Retail history stretches back almost 3000 years, to the greek agoras. Modern retail can be traced back to a shorter timeframe, in the 18th and 19th centuries, where mom-and-pop stores were commonly the community anchor points, selling pretty much everything the neighbourhood needed. In the mid 19th century, as manufacturing and industrialisation began to take root, the retail landscape again changed with the introduction of department stores. Names like Macys, Bloomingdales and closer to home, Robinsons, now offered a more upmarket shopping experience for an increasingly affluent audience. The operative word of this era is ‘experience’. Shopping at a department store was all about the enhanced customer experience. Product displays, demos, sampling and entertainment became part of the journey, and the more astute brands knew how to tap into this.
The 20th century was boom time for retail and consumerism. In 1913, the first convenience store opened at a gas station. In the 1920s, the first credit cards were introduced, and in the 1950s the first shopping mall was conceived. More recent evolutions have included big-box malls, warehouse and retail parks. The biggest change in the last 20 or so years has been the dominance of Ecommerce.
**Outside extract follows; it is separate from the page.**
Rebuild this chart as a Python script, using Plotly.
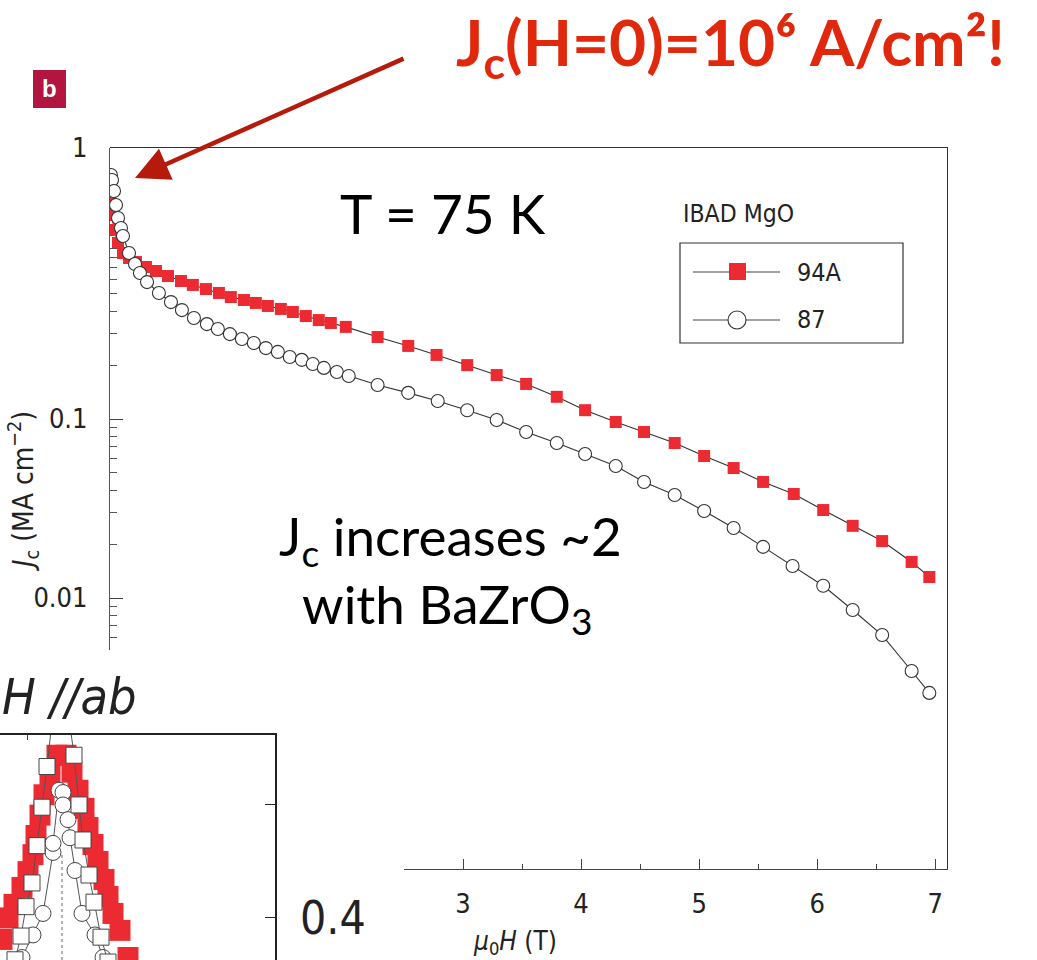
import plotly.graph_objects as go

W, H = 1037, 960
def px(x): return x / W
def py(y): return 1 - y / H

# ---------------- main panel data (mu0H in T, Jc in MA/cm^2) ----------------
field_94A = [0.0, 0.017, 0.034, 0.068, 0.110, 0.161, 0.220, 0.305, 0.390, 0.492, 0.602, 0.703,
             0.814, 0.924, 1.025, 1.136, 1.237, 1.339, 1.449, 1.551, 1.661, 1.771, 1.873, 2.0,
             2.27, 2.53, 2.77, 3.03, 3.28, 3.53, 3.79, 4.03, 4.29, 4.53, 4.79, 5.04, 5.29,
             5.54, 5.80, 6.05, 6.30, 6.55, 6.80, 6.95]
jc_94A = [1.673, 1.379, 1.137, 0.962, 0.846, 0.793, 0.754, 0.707, 0.671, 0.629, 0.590, 0.561,
          0.532, 0.506, 0.480, 0.462, 0.445, 0.428, 0.412, 0.396, 0.376, 0.357, 0.344, 0.327,
          0.287, 0.256, 0.228, 0.200, 0.176, 0.157, 0.133, 0.112, 0.0962, 0.0846, 0.0734,
          0.0621, 0.0532, 0.0445, 0.0381, 0.0310, 0.0253, 0.0208, 0.0159, 0.0131]

field_87 = [0.008, 0.017, 0.034, 0.051, 0.068, 0.093, 0.110, 0.161, 0.212, 0.254, 0.314,
            0.415, 0.517, 0.610, 0.712, 0.822, 0.915, 1.017, 1.119, 1.220, 1.322, 1.424,
            1.525, 1.627, 1.720, 1.814, 1.924, 2.025, 2.27, 2.53, 2.78, 3.03, 3.28, 3.53,
            3.79, 4.03, 4.29, 4.53, 4.79, 5.04, 5.29, 5.54, 5.79, 6.05, 6.30, 6.55, 6.80, 6.95]
jc_87 = [2.307, 2.164, 1.878, 1.569, 1.327, 1.167, 1.053, 0.846, 0.734, 0.654, 0.582,
         0.506, 0.450, 0.406, 0.367, 0.339, 0.318, 0.298, 0.280, 0.266, 0.249, 0.237,
         0.222, 0.214, 0.203, 0.193, 0.183, 0.174, 0.155, 0.140, 0.126, 0.112, 0.0987,
         0.0846, 0.0734, 0.0637, 0.0546, 0.0445, 0.0376, 0.0306, 0.0246, 0.0193, 0.0151,
         0.0117, 0.00857, 0.00621, 0.00391, 0.00295]

series_names = ["94A", "87"]
x_ticks = [3, 4, 5, 6, 7]
x_minor = [2.5, 3.5, 4.5, 5.5, 6.5]
y_ticktext = ["1", "0.1", "0.01"]
y_minor = [0.006, 0.007, 0.008, 0.009, 0.02, 0.03, 0.04, 0.05, 0.06, 0.07, 0.08, 0.09,
           0.2, 0.3, 0.4, 0.5, 0.6, 0.7, 0.8, 0.9]

# ---------------- inset (H // ab) data: angle (deg) vs Jc ----------------
ang_red = [84.0, 84.6, 85.2, 86.0, 86.6, 87.1, 87.4, 87.8, 88.2, 88.8, 89.5, 90.4, 91.0,
           91.6, 92.2, 92.6, 93.1, 93.6, 94.2, 94.6, 95.1, 95.8, 96.6]
jc_red = [0.381, 0.400, 0.412, 0.427, 0.441, 0.456, 0.473, 0.491, 0.509, 0.527, 0.544, 0.544,
          0.529, 0.513, 0.497, 0.480, 0.465, 0.450, 0.434, 0.419, 0.404, 0.389, 0.365]
ang_sq = [85.3, 85.9, 86.4, 87.0, 87.5, 88.0, 88.5, 89.8, 91.2, 91.7, 92.1, 92.7, 93.2, 93.9, 94.6]
jc_sq = [0.363, 0.384, 0.410, 0.431, 0.464, 0.498, 0.534, 0.637, 0.544, 0.500, 0.469, 0.438,
         0.414, 0.383, 0.361]
ang_ci = [86.0, 87.1, 88.1, 89.1, 89.1, 89.7, 90.1, 90.1, 90.6, 90.8, 91.3, 92.0, 93.3, 94.1]
jc_ci = [0.365, 0.385, 0.404, 0.458, 0.466, 0.513, 0.511, 0.500, 0.487, 0.471, 0.442, 0.404,
         0.385, 0.365]

RED = "#ec2a32"
LINE = "#333333"
NARROW = "Liberation Sans Narrow, DejaVu Sans Condensed, Arial Narrow, sans-serif"
GILL = "Lato, Open Sans, sans-serif"

Y_TOP_LOG = 0.514
Y_BOT_LOG = -3.514
Y_AXIS_END_LOG = -2.2905

fig = go.Figure()

# inset traces
fig.add_trace(go.Scatter(x=ang_red, y=jc_red, mode="markers", xaxis="x2", yaxis="y2",
                         marker=dict(symbol="square", size=21, color=RED, line=dict(width=0)),
                         showlegend=False, hoverinfo="skip"))
fig.add_trace(go.Scatter(x=ang_ci, y=jc_ci, mode="lines+markers", xaxis="x2", yaxis="y2",
                         line=dict(color="#555", width=1),
                         marker=dict(symbol="circle", size=16, color="white",
                                     line=dict(color="#444", width=1)), showlegend=False))
fig.add_trace(go.Scatter(x=ang_sq, y=jc_sq, mode="lines+markers", xaxis="x2", yaxis="y2",
                         line=dict(color="#555", width=1),
                         marker=dict(symbol="square", size=16, color="white",
                                     line=dict(color="#444", width=1)), showlegend=False))

# empty helper traces so that the partial bottom / left axes get their own subplots
fig.add_trace(go.Scatter(x=[None], y=[None], xaxis="x3", yaxis="y", mode="markers",
                         showlegend=False, hoverinfo="skip"))
fig.add_trace(go.Scatter(x=[None], y=[None], xaxis="x", yaxis="y3", mode="markers",
                         showlegend=False, hoverinfo="skip"))

# main traces
fig.add_trace(go.Scatter(x=field_94A, y=jc_94A, mode="lines+markers", name=series_names[0],
                         line=dict(color=LINE, width=1.1),
                         marker=dict(symbol="square", size=12, color=RED, line=dict(width=0)),
                         showlegend=False))
fig.add_trace(go.Scatter(x=field_87, y=jc_87, mode="lines+markers", name=series_names[1],
                         line=dict(color=LINE, width=1.1),
                         marker=dict(symbol="circle", size=13, color="white",
                                     line=dict(color=LINE, width=1.1)),
                         showlegend=False))

common = dict(automargin=False, showgrid=False, zeroline=False)
fig.update_layout(
    width=W, height=H, margin=dict(l=0, r=0, t=0, b=0, autoexpand=False),
    paper_bgcolor="white", plot_bgcolor="rgba(0,0,0,0)", showlegend=False,
    xaxis=dict(domain=[px(110), px(947)], range=[0, 7.1], anchor="y", side="top",
               showline=True, linecolor=LINE, linewidth=1.2, ticks="", showticklabels=False,
               **common),
    yaxis=dict(domain=[py(869), py(148)], type="log", range=[Y_BOT_LOG, Y_TOP_LOG], anchor="x",
               side="right", showline=True, linecolor=LINE, linewidth=1.2, ticks="",
               showticklabels=False, **common),
    xaxis3=dict(domain=[px(404), px(947)], range=[2.5, 7.1], anchor="y", side="bottom",
                showline=True, linecolor="#444", linewidth=1.2, ticks="inside", ticklen=10,
                tickcolor="#444", tickmode="array", tickvals=x_ticks,
                ticktext=[str(v) for v in x_ticks],
                tickfont=dict(family=NARROW, size=27, color="#222"), ticklabelstandoff=10,
                minor=dict(ticks="inside", ticklen=5, tickcolor="#444", tickmode="array",
                           tickvals=x_minor),
                **common),
    yaxis3=dict(domain=[py(650), py(148)], type="log", range=[Y_AXIS_END_LOG, Y_TOP_LOG],
                anchor="x", side="left", showline=True, linecolor="#555", linewidth=1.2,
                ticks="inside", ticklen=13, tickcolor="#444", tickmode="array",
                tickvals=[10 ** Y_TOP_LOG, 0.1, 0.01], ticktext=y_ticktext,
                tickfont=dict(family=NARROW, size=27, color="#222"), ticklabelstandoff=16,
                minor=dict(ticks="inside", ticklen=7, tickcolor="#555", tickmode="array",
                           tickvals=y_minor),
                **common),
    xaxis2=dict(domain=[0, px(275)], range=[83.8, 111.3], anchor="y2", side="top",
                showline=True, linecolor="#222", linewidth=1.5, ticks="inside", ticklen=5,
                tickmode="array", tickvals=[86.5], showticklabels=False, **common),
    yaxis2=dict(domain=[0, py(735)], range=[0.3628, 0.5619], anchor="x2", side="right",
                showline=True, linecolor="#222", linewidth=1.5, ticks="inside", ticklen=10,
                tickcolor="#222", tickmode="array", tickvals=[0.4, 0.5], ticktext=["0.4", ""],
                tickfont=dict(family=NARROW, size=46, color="#222"), ticklabelstandoff=14,
                **common),
)

shapes = [
    dict(type="line", xref="x2", yref="y2", x0=90, x1=90, y0=0.3628, y1=0.458,
         line=dict(color="#666", width=1, dash="dot")),
    dict(type="rect", xref="paper", yref="paper", x0=px(680), x1=px(903), y0=py(343), y1=py(243),
         line=dict(color="#333", width=1.2), fillcolor="rgba(0,0,0,0)"),
    dict(type="line", xref="paper", yref="paper", x0=px(693), x1=px(780), y0=py(272), y1=py(272),
         line=dict(color="#444", width=1.1)),
    dict(type="line", xref="paper", yref="paper", x0=px(693), x1=px(780), y0=py(320), y1=py(320),
         line=dict(color="#444", width=1.1)),
    dict(type="rect", xref="paper", yref="paper", x0=px(729), x1=px(746), y0=py(280), y1=py(263),
         line=dict(width=0), fillcolor=RED),
    dict(type="circle", xref="paper", yref="paper", x0=px(728), x1=px(746), y0=py(329), y1=py(311),
         line=dict(color="#333", width=1.1), fillcolor="white"),
    dict(type="rect", xref="paper", yref="paper", x0=px(33), x1=px(66), y0=py(108), y1=py(70),
         line=dict(width=0), fillcolor="#b2153f"),
]
fig.update_layout(shapes=shapes)

ann = [
    dict(x=px(0), y=py(697), xanchor="left", text="<i>H //ab</i>",
         font=dict(family=NARROW, size=50, color="#222")),
    dict(x=px(49.5), y=py(88), text="<b>b</b>", font=dict(family="Liberation Sans, Arial", size=24, color="white")),
    dict(x=px(443), y=py(213), text="T = 75 K", font=dict(family=GILL, size=55, color="black")),
    dict(x=px(450), y=py(539), text="J<sub>c</sub> increases ~2", font=dict(family=GILL, size=53, color="black")),
    dict(x=px(447), y=py(607), text="with BaZrO<sub>3</sub>", font=dict(family=GILL, size=53, color="black")),
    dict(x=px(730), y=py(46), text="<b>J<sub>c</sub>(H=0)=10⁶ A/cm²!</b>",
         font=dict(family=GILL, size=64, color="#e0280c")),
    dict(x=px(681), y=py(213), xanchor="left", text="IBAD MgO",
         font=dict(family=NARROW, size=24.5, color="#222")),
    dict(x=px(795), y=py(272), xanchor="left", text=series_names[0],
         font=dict(family=NARROW, size=25, color="#222")),
    dict(x=px(795), y=py(320), xanchor="left", text=series_names[1],
         font=dict(family=NARROW, size=25, color="#222")),
    dict(x=px(24), y=py(492), textangle=-90, text="<i>J</i><sub>c</sub> (MA cm<sup>−2</sup>)",
         font=dict(family=NARROW, size=28, color="#222")),
    dict(x=px(515), y=py(942), text="<i>μ</i><sub>0</sub><i>H</i> (T)",
         font=dict(family=NARROW, size=26, color="#222")),
]
for a in ann:
    a.setdefault("xref", "paper")
    a.setdefault("yref", "paper")
    a.setdefault("showarrow", False)
    a.setdefault("xanchor", "center")
    a.setdefault("yanchor", "middle")
# arrow
ann.append(dict(xref="paper", yref="paper", x=px(135), y=py(178), ax=270, ay=-120, text="",
                showarrow=True, arrowhead=2, arrowsize=1.5, arrowwidth=4.5, arrowcolor="#b51a0a"))
fig.update_layout(annotations=ann)

fig.write_html("out.html")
Like all the retail revolutions before it, Ecommerce thrives because it has a place in making the customer experience of the era better. Ecommerce offers better convenience, accessibility, range and price-shopping that ever before, and these are usually the focus areas for most Ecommerce businesses. For brick-and-mortar brands moving into retail, these are also good benchmarks to set in their transformation journey.
However, it must also be emphasised that the recipe to a successful business has largely stayed the same over the years. Customers buy, because you have a good and relevant product, competitive pricing, adequate supply, instant gratification, a positive buying experience and a strong reason to come back.
In recent times, many brands have started taking Ecommerce more seriously, out of necessity. The priority in such transformations is usually on the technology, platform and the promotional angles. However, fortifying your audience is perhaps the most important thing you can do today, that will bring you rewards for years to come.
Build your own audience. You goal should be to amass a strong following of loyal customers who also use their own voice to amplify your brand. Your customers are real people, who have taken the effort to research your product, engage with it, go through the purchase journey (be it online or offline). Assuming they’ve had a positive overall experience, isn’t it a waste not to capture that positive data? We’re all aware of the damage a negative experience can do, and we’ve invested in customer service to manage the negative ones. But we’re not doing enough to leverage on the positive ones. Modern-day POS technology can get you a system that tracks customer behaviour linked to purchase history for under $100 a month. Couple this with a good CRM system, and you can begin to work your most effective marketing channel. Happy customers are your strongest marketing tool, so have plan to use them from the beginning.
Leverage on positive experiences. The customer journey doesn’t end when the product is delivered. There are 2 key moments in the customer journey when happiness is at its highest. When you make the purchase, and when you receive/unbox the product.
The unboxing is a personal experience, which the brand is very much a part of. Use the opportunity to build a stronger relationship with your customer. Every little helps…
- A personalised message or product samplers
- A discount code for a returning customer
- Ask customers what they think of your product (a QR code and a form or chatbot are fairly easy and inexpensive to setup)
- Reward engagement by getting customers to do a review video
Convert negative experiences. As Ecommerce grows, so does the potential for problems in the delivery. Delays, breakage and lost parcels will all increase temporarily until the entire supply chain sings from the same sheet. Have a quick, actionable plan for managing shipment issues and disgruntled customers. The cost to your business is not just in terms of the product, but also in terms of how much potential loss in revenue that negative experience can bring. Going the extra mile, and then some, will make sure the customer is turned into your most valuable asset. Have a clear plan for this.
Most importantly, these changes should be ingrained into your brand’s DNA and how it treats its customers, and cascaded town to every layer within your organisation.
Things will never be the same again. Bring it on!